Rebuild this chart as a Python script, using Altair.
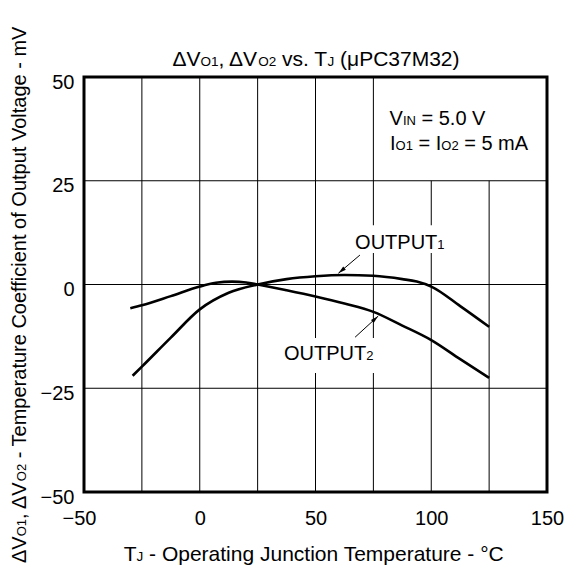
import math
import altair as alt
import pandas as pd

# ---------------- data ----------------
out1_t = [-29, -25, -12.5, 0, 12.5, 25, 37.5, 50, 62.5, 75, 87.5, 93.75, 100, 112.5, 125]
out1_v = [-22.0, -19.8, -12.8, -6.0, -2.0, 0.0, 1.3, 2.0, 2.3, 2.1, 1.3, 0.7, -0.5, -5.2, -10.2]
out2_t = [-30, -25, -12.5, 0, 7, 14, 20, 25, 37.5, 50, 62.5, 75, 87.5, 100, 112.5, 125]
out2_v = [-5.7, -5.0, -2.8, -0.5, 0.4, 0.7, 0.5, 0.0, -1.4, -2.9, -4.6, -6.6, -9.9, -13.4, -18.0, -22.5]

x_ticks = [-50, 0, 50, 100, 150]
y_ticks = [-50, -25, 0, 25, 50]
v_grid = [-25, 0, 25, 50, 75, 100, 125]
h_grid = [-25, 0, 25]

# annotation arrows: (start T, start v, tip T, tip v)
arrows = [(69.2, 7.1, 59.9, 2.7), (67.1, -12.7, 77.1, -7.6)]

# ---------------- geometry ----------------
W, H = 463, 415
XDOM = [-50, 150]
YDOM = [-50, 50]
KX = W / (XDOM[1] - XDOM[0])
KY = H / (YDOM[1] - YDOM[0])
FONT = "Liberation Sans"
BIG, TITLE, SUB, TSUB = 20, 21, 13, 13.5

AW = {' ': 278, 'Δ': 668, 'V': 667, 'O': 778, '1': 556, '2': 556, ',': 278, 'v': 500,
      's': 500, '.': 278, 'T': 611, 'J': 500, '(': 333, ')': 333, 'μ': 577, 'P': 667,
      'C': 722, '3': 556, '7': 556, 'M': 833, '-': 333, 'e': 556, 'm': 833, 'p': 556,
      'r': 333, 'a': 556, 't': 278, 'u': 556, 'f': 278, 'i': 222, 'c': 500, 'n': 556,
      'o': 556, 'g': 556, 'l': 222, 'I': 278, 'N': 722, '=': 584, '5': 556, '0': 556,
      'A': 667, '°': 400, 'U': 722}


def tw(s, size):
    return sum(AW.get(c, 556) for c in s) * size / 1000.0


def build(parts, x0, y0, center=False, vertical=False):
    total = sum(tw(t, s) for t, s in parts)
    off = -total / 2 if center else 0.0
    rows = []
    for t, s in parts:
        lead = len(t) - len(t.lstrip(' '))
        o = off + tw(' ' * lead, s)
        txt = t.strip(' ')
        if vertical:
            rows.append(dict(x=x0, y=y0 + o / KY, text=txt, size=s, angle=270))
        else:
            rows.append(dict(x=x0 + o / KX, y=y0, text=txt, size=s, angle=0))
        off += tw(t, s)
    return rows


texts = []
texts += build([("ΔV", TITLE), ("O1", TSUB), (", ΔV", TITLE), ("O2", TSUB), (" vs. T", TITLE),
                ("J", TSUB), (" (μPC37M32)", TITLE)], 50.2, 52.65, center=True)
texts += build([("T", TITLE), ("J", TSUB), (" - Operating Junction Temperature - °C", TITLE)],
               49.8, -66.6, center=True)
texts += build([("ΔV", BIG), ("O1", SUB), (", ΔV", BIG), ("O2", SUB),
                (" - Temperature Coefficient of Output Voltage - mV", BIG)],
               -74.9, -2.0, center=True, vertical=True)
texts += build([("V", BIG), ("IN", SUB), (" = 5.0 V", BIG)], 82.0, 38.4)
texts += build([("I", BIG), ("O1", SUB), (" = I", BIG), ("O2", SUB), (" = 5 mA", BIG)], 82.2, 32.4)
texts += build([("OUTPUT", BIG), ("1", SUB)], 67.1, 8.55)
texts += build([("OUTPUT", BIG), ("2", SUB)], 36.4, -18.2)
text_df = pd.DataFrame(texts)

curves = pd.DataFrame(
    [dict(T=t, v=v, s="OUTPUT1") for t, v in zip(out1_t, out1_v)]
    + [dict(T=t, v=v, s="OUTPUT2") for t, v in zip(out2_t, out2_v)]
)

# vertical grid lines stop at 25 mV where the condition box sits (x > 75)
vg = pd.DataFrame(dict(x=v_grid, y=[YDOM[0]] * len(v_grid),
                       y2=[YDOM[1] if t <= 75 else 25 for t in v_grid]))
hg = pd.DataFrame(dict(y=h_grid, x=[XDOM[0]] * len(h_grid), x2=[XDOM[1]] * len(h_grid)))

# white backgrounds behind the curve labels (hide grid lines there)
bg = pd.DataFrame(dict(x=[65.8, 35.1], x2=[108.1, 77.9], y=[14.3, -12.9], y2=[7.6, -21.3]))

arr_lines = pd.DataFrame([dict(x=a, y=b, x2=c, y2=d) for a, b, c, d in arrows])
heads = []
for a, b, c, d in arrows:
    dxp = (c - a) * KX
    dyp = -(d - b) * KY
    L = math.hypot(dxp, dyp)
    ang = math.degrees(math.atan2(dxp, -dyp)) % 360
    back = 4.0
    heads.append(dict(x=c - back * dxp / L / KX, y=d + back * dyp / L / KY, angle=ang))
heads = pd.DataFrame(heads)

frame = pd.DataFrame(dict(x=[XDOM[0]], x2=[XDOM[1]], y=[YDOM[0]], y2=[YDOM[1]]))

xs = alt.Scale(domain=XDOM, nice=False, zero=False)
ys = alt.Scale(domain=YDOM, nice=False, zero=False)

x_axis = alt.Axis(values=x_ticks, title=None, grid=False, ticks=False, tickSize=0, domain=False,
                  labelFontSize=BIG, labelFont=FONT, labelColor="black", labelPadding=32,
                  labelBaseline="alphabetic", labelFlush=False, labelOverlap=False,
                  labelOffset={"condition": {"test": "datum.value < 0", "value": -5}, "value": 0})
y_axis = alt.Axis(values=y_ticks, title=None, grid=False, ticks=False, tickSize=0, domain=False,
                  labelFontSize=BIG, labelFont=FONT, labelColor="black", labelPadding=10,
                  labelBaseline="alphabetic", labelOffset=11, labelFlush=False, labelOverlap=False)


def X(f):
    return alt.X(f, scale=xs, axis=x_axis)


def Y(f):
    return alt.Y(f, scale=ys, axis=y_axis)


vgrid = alt.Chart(vg).mark_rule(color="black", strokeWidth=1).encode(
    x=X("x:Q"), y=Y("y:Q"), y2="y2:Q")
hgrid = alt.Chart(hg).mark_rule(color="black", strokeWidth=1).encode(
    x=X("x:Q"), x2="x2:Q", y=Y("y:Q"))
bgs = alt.Chart(bg).mark_rect(color="white").encode(
    x=X("x:Q"), x2="x2:Q", y=Y("y:Q"), y2="y2:Q")
lines = alt.Chart(curves).mark_line(color="black", strokeWidth=2.6, interpolate="monotone").encode(
    x=X("T:Q"), y=Y("v:Q"), detail="s:N")
alines = alt.Chart(arr_lines).mark_rule(color="black", strokeWidth=1).encode(
    x=X("x:Q"), x2="x2:Q", y=Y("y:Q"), y2="y2:Q")
aheads = alt.Chart(heads).mark_point(shape="M0,-1L-0.5,1L0.5,1Z", filled=True, color="black",
                                     size=64, opacity=1).encode(
    x=X("x:Q"), y=Y("y:Q"), angle=alt.Angle("angle:Q", scale=None))
txt = alt.Chart(text_df).mark_text(align="left", baseline="alphabetic", font=FONT,
                                   color="black").encode(
    x=X("x:Q"), y=Y("y:Q"),
    text="text:N", size=alt.Size("size:Q", scale=None), angle=alt.Angle("angle:Q", scale=None))
box = alt.Chart(frame).mark_rect(fillOpacity=0, stroke="black", strokeWidth=3).encode(
    x=X("x:Q"), x2="x2:Q", y=Y("y:Q"), y2="y2:Q")

chart = alt.layer(vgrid, hgrid, bgs, lines, alines, aheads, txt, box).properties(
    width=W, height=H,
    autosize=alt.AutoSizeParams(type="none"),
    padding={"left": 76, "top": 69, "right": 18, "bottom": 73},
    background="white",
).configure_view(stroke=None)

chart.save("out.html", embed_options={"renderer": "svg", "actions": False})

----

• _What to produce_
Restate the data word for word from its first line through the line with "BIG, TITLE, SUB, TSUB = 20, 21, 13, 13.5", leaving out any picture along the way.

• _Answer for this exercise_
Rebuild this chart as a Python script, using Altair.
import math
import altair as alt
import pandas as pd

# ---------------- data ----------------
out1_t = [-29, -25, -12.5, 0, 12.5, 25, 37.5, 50, 62.5, 75, 87.5, 93.75, 100, 112.5, 125]
out1_v = [-22.0, -19.8, -12.8, -6.0, -2.0, 0.0, 1.3, 2.0, 2.3, 2.1, 1.3, 0.7, -0.5, -5.2, -10.2]
out2_t = [-30, -25, -12.5, 0, 7, 14, 20, 25, 37.5, 50, 62.5, 75, 87.5, 100, 112.5, 125]
out2_v = [-5.7, -5.0, -2.8, -0.5, 0.4, 0.7, 0.5, 0.0, -1.4, -2.9, -4.6, -6.6, -9.9, -13.4, -18.0, -22.5]

x_ticks = [-50, 0, 50, 100, 150]
y_ticks = [-50, -25, 0, 25, 50]
v_grid = [-25, 0, 25, 50, 75, 100, 125]
h_grid = [-25, 0, 25]

# annotation arrows: (start T, start v, tip T, tip v)
arrows = [(69.2, 7.1, 59.9, 2.7), (67.1, -12.7, 77.1, -7.6)]

# ---------------- geometry ----------------
W, H = 463, 415
XDOM = [-50, 150]
YDOM = [-50, 50]
KX = W / (XDOM[1] - XDOM[0])
KY = H / (YDOM[1] - YDOM[0])
FONT = "Liberation Sans"
BIG, TITLE, SUB, TSUB = 20, 21, 13, 13.5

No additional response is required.